The following links take you directly to the word family where our study on Biblical fellowship is founded. Click on this link or this link. You’ll notice that koinonia is translated (by way of quantity in the Bible): contribution (2x), fellowship (12x), participation (2x), sharing (3x). The word koinonos is translated contributing (1), participates (1), share (4), shared (2). These two words begin to “flavor” our understanding of what the early church must have been like. It was so different from the culture around it, and its primary draw was this “fellowship” culture that so lacked in other parts of society. It was how the early church went from 12 to becoming the dominant belief system of the Roman world by 312 A.D.
Take a look at 1 John 1:1-3.
“That which was from the beginning, which we have heard, which we have seen with our eyes, which we have looked at and our hands have touched—this we proclaim concerning the Word of life. The life appeared; we have seen it and testify to it, and we proclaim to you the eternal life, which was with the Father and has appeared to us.

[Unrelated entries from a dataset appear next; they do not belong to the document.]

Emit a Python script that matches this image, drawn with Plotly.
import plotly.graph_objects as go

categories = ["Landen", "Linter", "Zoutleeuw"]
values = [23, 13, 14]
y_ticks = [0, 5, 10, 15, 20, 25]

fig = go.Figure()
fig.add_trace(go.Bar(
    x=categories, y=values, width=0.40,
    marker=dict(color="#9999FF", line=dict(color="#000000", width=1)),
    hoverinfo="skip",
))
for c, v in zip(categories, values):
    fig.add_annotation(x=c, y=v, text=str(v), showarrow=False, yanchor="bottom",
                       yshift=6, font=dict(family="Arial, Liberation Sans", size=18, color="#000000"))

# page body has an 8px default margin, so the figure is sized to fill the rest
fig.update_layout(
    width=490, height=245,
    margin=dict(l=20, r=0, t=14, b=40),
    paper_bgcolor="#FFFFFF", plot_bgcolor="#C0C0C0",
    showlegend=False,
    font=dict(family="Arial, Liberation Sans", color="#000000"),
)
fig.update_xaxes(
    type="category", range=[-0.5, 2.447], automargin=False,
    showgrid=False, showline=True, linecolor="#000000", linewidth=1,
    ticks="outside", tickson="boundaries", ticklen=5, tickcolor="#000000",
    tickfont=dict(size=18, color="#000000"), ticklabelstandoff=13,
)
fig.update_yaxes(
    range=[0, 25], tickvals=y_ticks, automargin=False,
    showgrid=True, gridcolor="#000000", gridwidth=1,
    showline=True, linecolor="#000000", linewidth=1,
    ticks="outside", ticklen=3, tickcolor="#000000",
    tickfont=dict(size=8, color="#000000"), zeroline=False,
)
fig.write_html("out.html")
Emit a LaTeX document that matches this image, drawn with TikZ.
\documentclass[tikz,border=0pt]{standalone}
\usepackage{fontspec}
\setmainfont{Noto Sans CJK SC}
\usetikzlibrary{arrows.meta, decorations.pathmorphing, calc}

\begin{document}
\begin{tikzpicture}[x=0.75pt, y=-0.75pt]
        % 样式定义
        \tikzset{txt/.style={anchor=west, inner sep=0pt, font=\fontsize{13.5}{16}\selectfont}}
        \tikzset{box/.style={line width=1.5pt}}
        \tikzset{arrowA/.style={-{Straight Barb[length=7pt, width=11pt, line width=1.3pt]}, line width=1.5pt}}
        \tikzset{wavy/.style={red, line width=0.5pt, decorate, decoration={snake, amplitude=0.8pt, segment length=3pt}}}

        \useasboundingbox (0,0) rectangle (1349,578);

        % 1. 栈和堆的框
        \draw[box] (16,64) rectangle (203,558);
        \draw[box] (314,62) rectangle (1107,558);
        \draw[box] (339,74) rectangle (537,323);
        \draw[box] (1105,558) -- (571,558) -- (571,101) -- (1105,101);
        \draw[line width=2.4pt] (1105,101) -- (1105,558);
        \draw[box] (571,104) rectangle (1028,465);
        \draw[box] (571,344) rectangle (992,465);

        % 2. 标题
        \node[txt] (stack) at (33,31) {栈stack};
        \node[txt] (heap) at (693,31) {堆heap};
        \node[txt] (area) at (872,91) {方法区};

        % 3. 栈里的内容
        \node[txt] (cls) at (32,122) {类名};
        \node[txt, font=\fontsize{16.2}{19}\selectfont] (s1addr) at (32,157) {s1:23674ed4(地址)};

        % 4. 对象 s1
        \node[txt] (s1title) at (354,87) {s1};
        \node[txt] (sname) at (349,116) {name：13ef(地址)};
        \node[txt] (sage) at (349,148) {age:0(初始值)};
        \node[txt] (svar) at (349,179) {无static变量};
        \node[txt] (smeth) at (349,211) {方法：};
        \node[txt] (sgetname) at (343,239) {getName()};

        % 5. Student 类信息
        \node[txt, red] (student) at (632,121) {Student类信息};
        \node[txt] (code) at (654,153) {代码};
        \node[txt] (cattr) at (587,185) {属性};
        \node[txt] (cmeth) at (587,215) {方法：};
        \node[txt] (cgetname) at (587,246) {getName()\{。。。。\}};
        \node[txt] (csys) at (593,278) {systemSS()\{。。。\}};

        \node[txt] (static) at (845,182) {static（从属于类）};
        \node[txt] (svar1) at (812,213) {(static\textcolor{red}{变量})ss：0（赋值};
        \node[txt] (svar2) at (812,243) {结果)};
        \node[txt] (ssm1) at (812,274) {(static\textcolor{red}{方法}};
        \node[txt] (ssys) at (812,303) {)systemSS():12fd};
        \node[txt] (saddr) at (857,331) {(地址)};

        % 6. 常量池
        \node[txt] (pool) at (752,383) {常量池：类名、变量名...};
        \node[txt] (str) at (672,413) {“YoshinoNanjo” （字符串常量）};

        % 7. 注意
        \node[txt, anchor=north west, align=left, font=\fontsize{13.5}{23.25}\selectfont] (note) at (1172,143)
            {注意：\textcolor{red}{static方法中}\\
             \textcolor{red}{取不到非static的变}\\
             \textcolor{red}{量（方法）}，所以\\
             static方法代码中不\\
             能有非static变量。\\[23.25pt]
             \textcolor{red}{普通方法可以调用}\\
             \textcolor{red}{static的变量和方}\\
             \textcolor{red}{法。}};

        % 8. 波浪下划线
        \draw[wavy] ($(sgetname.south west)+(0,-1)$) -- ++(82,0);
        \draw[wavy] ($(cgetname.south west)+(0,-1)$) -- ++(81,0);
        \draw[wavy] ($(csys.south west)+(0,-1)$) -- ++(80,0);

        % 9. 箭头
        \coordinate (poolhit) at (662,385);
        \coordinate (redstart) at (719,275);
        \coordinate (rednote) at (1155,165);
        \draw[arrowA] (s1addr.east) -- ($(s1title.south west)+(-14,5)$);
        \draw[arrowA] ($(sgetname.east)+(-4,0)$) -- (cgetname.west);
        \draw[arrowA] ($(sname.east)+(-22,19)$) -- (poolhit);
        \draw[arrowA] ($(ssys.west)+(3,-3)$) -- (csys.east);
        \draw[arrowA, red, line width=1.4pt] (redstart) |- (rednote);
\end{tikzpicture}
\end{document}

We proclaim to you what we have seen and heard, so that you also may have fellowship with us. And our fellowship is with the Father and with his Son, Jesus Christ.”

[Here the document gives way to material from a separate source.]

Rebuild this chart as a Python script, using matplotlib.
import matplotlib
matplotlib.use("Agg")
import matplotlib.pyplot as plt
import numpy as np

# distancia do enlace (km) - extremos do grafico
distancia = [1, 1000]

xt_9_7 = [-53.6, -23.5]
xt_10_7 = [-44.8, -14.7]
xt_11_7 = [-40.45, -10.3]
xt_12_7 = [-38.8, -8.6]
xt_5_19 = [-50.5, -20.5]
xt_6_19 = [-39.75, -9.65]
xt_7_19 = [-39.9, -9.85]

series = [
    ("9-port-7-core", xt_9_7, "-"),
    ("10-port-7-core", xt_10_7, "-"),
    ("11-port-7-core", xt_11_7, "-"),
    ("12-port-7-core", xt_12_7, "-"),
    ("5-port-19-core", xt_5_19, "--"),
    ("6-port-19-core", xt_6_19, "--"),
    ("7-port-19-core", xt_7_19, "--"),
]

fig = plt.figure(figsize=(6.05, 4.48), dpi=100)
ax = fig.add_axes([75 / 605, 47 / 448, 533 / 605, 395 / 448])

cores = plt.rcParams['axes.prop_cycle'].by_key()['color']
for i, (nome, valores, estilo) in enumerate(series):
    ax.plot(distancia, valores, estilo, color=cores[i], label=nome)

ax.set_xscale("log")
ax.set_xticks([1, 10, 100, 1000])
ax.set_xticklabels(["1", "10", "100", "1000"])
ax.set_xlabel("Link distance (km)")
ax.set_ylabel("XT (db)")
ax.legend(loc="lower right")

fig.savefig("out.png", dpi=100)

Note where the resource (according to John) for our fellowship comes from. Of course John had direct contact with Jesus for several years, and his readers were only in the position to get their information second hand. Even so, when you diagram the flow of resources from the Father through the Son, to the Apostles and on to us, it is those resources that have been richly shared that support the basis for our “fellowship.” Meditate on this for a minute and see if you can think of some of the “resources” that have flowed from God and Christ that serve as the basis for our fellowship (relationship culture) today.
But if we walk in the light, as he is in the light, we have fellowship with one another, and the blood of Jesus, his Son, purifies us from all sin.
Do not be yoked together with unbelievers. For what do righteousness and wickedness have in common? Or what fellowship can light have with darkness?